In view of the foregoing, it is readily apparent that the structure of the present invention provides an improved mast control mechanism which permits the mast to be mounted in close proximity to the forward end of the lift truck and controls the position of the mast relative to the lift truck throughout its full range of lifting heights. This is achieved by mounting the mast to the main frame through a double parallelogram linkage and controlling the movement of the parallelogram linkages so that the arcuate movement of one parallelogram linkage in one direction is offset by the arcuate movement of the other parallelogram linkage in the opposite direction. Furthermore, by providing a triple mast effect with a double mast arrangement, the overall height of the mast is reduced without sacrificing the maximum lift height capability.

While the invention has been described and shown with particular reference to the preferred embodiment, it will be apparent that variations might be possible that would fall within the scope of the present invention which is not intended to be limited except as defined in the following claims.

Claims

1. A mast control mechanism in combination with a lift truck of the type having a longitudinally extending main frame comprising:

a vertical mast disposed adjacent the forward end of the main frame;

mounting means extending upwardly from the forward end of the main frame;

means for pivotally connecting the mast to the mounting means for pivotally moving the mast between a lowered position and a raised position, said means including

a first pair of longitudinally extending vertically spaced parallel arms having their forward ends pivotally connected to the mounting means,

a second pair of longitudinally extending vertically spaced parallel arms having their rearward ends individually connected to the rearward ends of the first pair of arms and their forward ends pivotally connected to the mast, and

a vertically extending link having its opposite ends pivotally connected to the rearward ends of at least one arm of each pair of the arms;

means for moving the mast between the lowered and raised positions; and

control linkage means pivotally anchored to the main frame and pivotally connected to one arm of the first pair of arms and to the mast so that the control linkage means causes the mast to move in a substantially straight vertical path as it is raised.

2. The mast control mechanism of claim 1 wherein the control linkage means includes first and second links pivotally connected to the main frame and mast respectively, and a lever having its opposite ends individually pivotally connected to the respective ends of the first and second links and an intermediate portion thereof pivotally connected to the lower arm of the first pair of arms.

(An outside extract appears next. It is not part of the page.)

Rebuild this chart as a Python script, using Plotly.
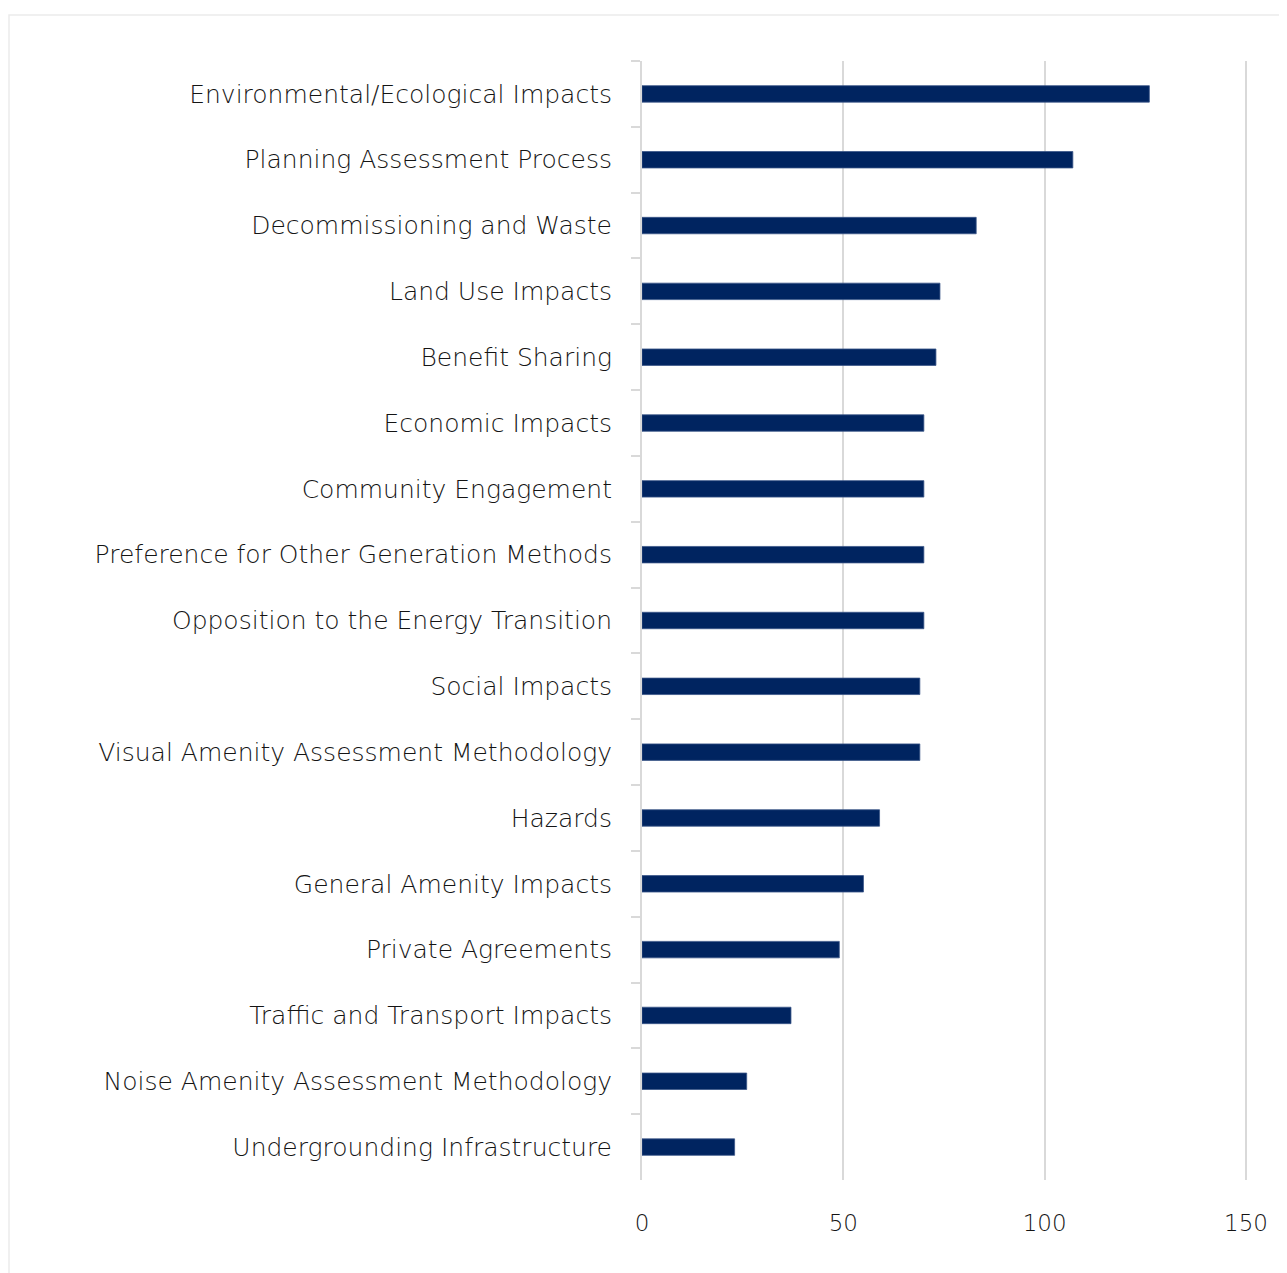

3. The mast control mechanism of claim 2 wherein all of the arms have the same effective length.

4. The mast control mechanism of claim 3 wherein the mast includes an upwardly extending upright and a load lifting device operatively associated with the upright for upward movement relative thereto, and means for raising the load lifting device relative to the upright automatically simultaneously upon raising the mast.

5. The mast control mechanism of claim 4 wherein said means for raising the load lifting device includes a roller rotatably attached to the upper end of the upright and an elongated flexible member looped over the roller and having one of its ends anchored to the frame and its other end attached to the load lifting device.

6. The mast control mechanism of claim 5 wherein the load lifting device includes another upright operatively associated with said upright for guided vertical movement relative thereto and a fork carriage operatively associated with the other upright for guided vertical movement relative thereto, said other end of said flexible member being attached to the other upright.

7. The mast control mechanism of claim 6 including another roller rotatably attached to the upper end of the other upright, and another elongated flexible member looped over the other roller and having one of its ends anchored to theupright and its other end attached to the fork carriage.